Não bebo para esquecer, mas de tanta tranquilidade não há memória, como a que me desperta na manhã seguinte, num dos 6 quartos premium (com acesso à casa principal, decorado com mobiliário de época e com vista para o rio e sobre as vinhas). O silêncio é bom mas um completo estranho para uma mãe de duas crianças pequenas. Feitas as (re)apresentações, e já depois do pequeno almoço regional, continuo o meu voto de silêncio pelas vinhas adentro, num dos percursos pedestres disponíveis, de duração variável mas com taxa de esforço constante – excelentes para queimar as calorias extra, cortesia do chef.
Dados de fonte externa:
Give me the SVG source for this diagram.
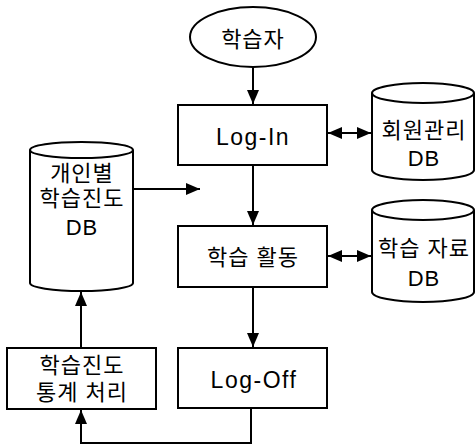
<svg xmlns="http://www.w3.org/2000/svg" width="475" height="446" viewBox="0 0 475 446">
<style>
.s{fill:#fff;stroke:#000;stroke-width:2}
.t{font-family:"Liberation Sans","Noto Sans CJK KR",sans-serif;font-size:22px;letter-spacing:1px;fill:#000;text-anchor:middle}
.l{font-family:"Liberation Sans",sans-serif;font-size:23px;letter-spacing:1.5px;fill:#000;text-anchor:middle}
.c{fill:none;stroke:#000;stroke-width:2}
</style>
<defs>
<marker id="ah" viewBox="0 0 14 12" refX="14" refY="6" markerWidth="14" markerHeight="12" orient="auto-start-reverse" markerUnits="userSpaceOnUse">
<path d="M0,0 L14,6 L0,12 Z" fill="#000"/>
</marker>
</defs>
<g id="learner">
<ellipse class="s" cx="253" cy="37" rx="63" ry="30"/>
<text class="t" x="253" y="47">학습자</text>
</g>
<g id="login">
<rect class="s" x="178" y="105" width="149" height="60"/>
<text class="l" x="253" y="145">Log-In</text>
</g>
<g id="activity">
<rect class="s" x="178" y="226" width="149" height="61"/>
<text class="t" x="253" y="265">학습 활동</text>
</g>
<g id="logoff">
<rect class="s" x="178" y="348" width="149" height="60"/>
<text class="l" x="254" y="388">Log-Off</text>
</g>
<g id="stats">
<rect class="s" x="7" y="348" width="149" height="61"/>
<text class="t" x="82" y="373">학습진도</text>
<text class="t" x="82" y="400">통계 처리</text>
</g>
<g id="memberdb">
<path class="s" d="M372,93 L372,170 A51,10 0 0 0 474,170 L474,93"/>
<ellipse class="s" cx="423" cy="93" rx="51" ry="10"/>
<text class="t" x="424" y="138">회원관리</text>
<text class="t" x="424" y="166">DB</text>
</g>
<g id="materialdb">
<path class="s" d="M372,210 L372,292 A51,10 0 0 0 474,292 L474,210"/>
<ellipse class="s" cx="423" cy="210" rx="51" ry="10"/>
<text class="t" x="424" y="256">학습 자료</text>
<text class="t" x="424" y="286">DB</text>
</g>
<g id="progressdb">
<path class="s" d="M30,150 L30,283 A51,8 0 0 0 133,283 L133,150"/>
<ellipse class="s" cx="81.5" cy="150" rx="51.5" ry="8"/>
<text class="t" x="82" y="181">개인별</text>
<text class="t" x="82" y="206">학습진도</text>
<text class="t" x="82" y="235">DB</text>
</g>
<g id="connectors">
<line class="c" x1="253" y1="67" x2="253" y2="104" marker-end="url(#ah)"/>
<line class="c" x1="253" y1="165" x2="253" y2="225" marker-end="url(#ah)"/>
<line class="c" x1="253" y1="287" x2="253" y2="347" marker-end="url(#ah)"/>
<line class="c" x1="328" y1="133" x2="371" y2="133" marker-start="url(#ah)" marker-end="url(#ah)"/>
<line class="c" x1="328" y1="256" x2="371" y2="256" marker-start="url(#ah)" marker-end="url(#ah)"/>
<line class="c" x1="134" y1="189" x2="200" y2="189" marker-end="url(#ah)"/>
<polyline class="c" points="251,408 251,443 81,443 81,410" marker-end="url(#ah)"/>
<line class="c" x1="81" y1="348" x2="81" y2="292" marker-end="url(#ah)"/>
</g>
</svg>
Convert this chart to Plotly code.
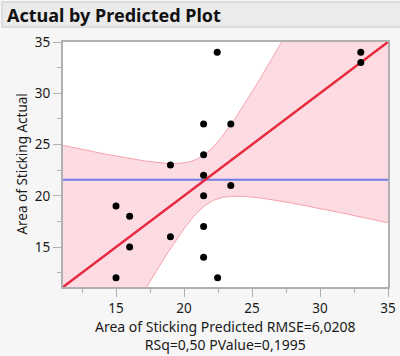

A beleza envolvente é tanta que só apetece fotografar e partilhar. E se a paisagem dispensa qualquer tipo de filtro, suplica pelos emojis que hoje tanto recorremos para substituir as palavras. Fico sem tempo – ainda que eu quase que jurava que ali ele parava. Sou obrigada a regressar e recordo-me novamente das Pombinhas: “nós voamos com tal jeito, que não qu’remos já voltar”. E se ainda carrego na consciência algum peso a mais do leite creme morno de lúcia lima da noite anterior, torno a subir com a alma leve e o coração em paz, certa de que um dia voltarei (para um piquenique no pomar ou, quem sabe, para brincar aos enólogos, duas das muitas atividades possíveis na propriedade). Afinal, até ao lavar dos cestos é vindima.